- _Exercise_:
Pick every line with "this" from the material below.

::::::::

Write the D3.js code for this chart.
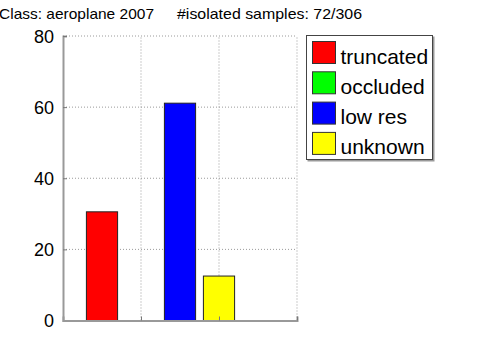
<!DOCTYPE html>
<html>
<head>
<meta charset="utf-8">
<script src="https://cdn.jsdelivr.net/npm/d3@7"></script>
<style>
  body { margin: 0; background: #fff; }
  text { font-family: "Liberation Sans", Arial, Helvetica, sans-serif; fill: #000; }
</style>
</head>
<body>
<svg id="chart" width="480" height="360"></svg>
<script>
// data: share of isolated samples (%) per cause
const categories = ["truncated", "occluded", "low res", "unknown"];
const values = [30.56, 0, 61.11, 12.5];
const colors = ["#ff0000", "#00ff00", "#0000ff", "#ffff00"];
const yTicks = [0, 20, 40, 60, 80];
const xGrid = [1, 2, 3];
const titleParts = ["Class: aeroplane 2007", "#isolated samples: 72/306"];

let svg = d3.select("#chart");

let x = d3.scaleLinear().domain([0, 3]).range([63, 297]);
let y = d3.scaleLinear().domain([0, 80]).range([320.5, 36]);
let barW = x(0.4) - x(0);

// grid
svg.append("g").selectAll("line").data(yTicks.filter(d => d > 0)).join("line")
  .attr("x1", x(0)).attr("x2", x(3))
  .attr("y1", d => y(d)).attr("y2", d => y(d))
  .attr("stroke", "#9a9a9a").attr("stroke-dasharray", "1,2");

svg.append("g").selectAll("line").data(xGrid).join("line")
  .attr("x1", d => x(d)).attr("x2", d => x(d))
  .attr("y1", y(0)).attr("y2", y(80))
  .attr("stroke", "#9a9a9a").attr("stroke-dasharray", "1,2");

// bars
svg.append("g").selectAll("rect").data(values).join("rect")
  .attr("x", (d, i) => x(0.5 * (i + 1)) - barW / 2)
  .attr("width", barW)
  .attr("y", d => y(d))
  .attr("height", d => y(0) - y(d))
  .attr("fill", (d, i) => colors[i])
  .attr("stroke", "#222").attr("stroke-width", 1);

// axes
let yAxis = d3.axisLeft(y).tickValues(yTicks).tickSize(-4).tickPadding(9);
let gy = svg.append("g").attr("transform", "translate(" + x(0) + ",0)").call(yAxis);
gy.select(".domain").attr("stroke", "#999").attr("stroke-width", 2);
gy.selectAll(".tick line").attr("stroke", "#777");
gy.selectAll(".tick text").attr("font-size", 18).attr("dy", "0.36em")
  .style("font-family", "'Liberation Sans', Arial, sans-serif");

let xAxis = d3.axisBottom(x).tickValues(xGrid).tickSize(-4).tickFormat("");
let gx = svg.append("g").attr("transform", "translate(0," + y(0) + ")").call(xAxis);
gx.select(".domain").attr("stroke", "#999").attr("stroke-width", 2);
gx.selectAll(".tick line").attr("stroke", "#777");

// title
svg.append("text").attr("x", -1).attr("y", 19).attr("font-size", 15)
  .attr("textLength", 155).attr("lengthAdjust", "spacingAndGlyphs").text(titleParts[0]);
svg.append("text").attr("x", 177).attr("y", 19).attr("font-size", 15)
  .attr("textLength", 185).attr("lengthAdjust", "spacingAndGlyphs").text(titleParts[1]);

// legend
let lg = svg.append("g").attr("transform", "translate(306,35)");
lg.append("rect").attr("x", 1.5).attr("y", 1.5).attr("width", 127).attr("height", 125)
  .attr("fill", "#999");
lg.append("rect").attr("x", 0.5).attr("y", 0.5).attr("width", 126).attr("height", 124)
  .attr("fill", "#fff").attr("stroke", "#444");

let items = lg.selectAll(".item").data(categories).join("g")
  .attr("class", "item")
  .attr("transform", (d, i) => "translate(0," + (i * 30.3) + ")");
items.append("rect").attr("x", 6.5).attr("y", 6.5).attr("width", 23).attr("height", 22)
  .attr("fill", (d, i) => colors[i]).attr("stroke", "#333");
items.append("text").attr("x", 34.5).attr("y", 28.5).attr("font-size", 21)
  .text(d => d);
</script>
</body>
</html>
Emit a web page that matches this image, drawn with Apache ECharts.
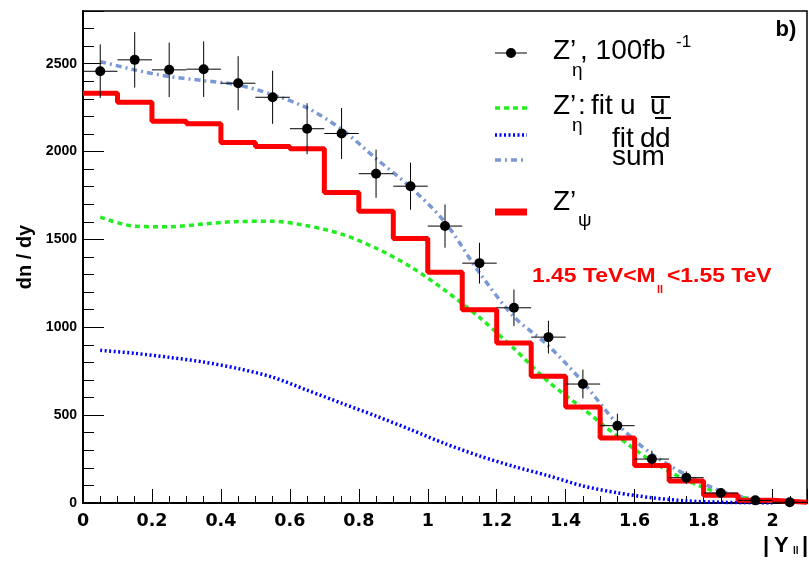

::::::::

- _Reply_:
Write the D3.js code for this chart.
Emit a web page that matches this image, drawn with Apache ECharts.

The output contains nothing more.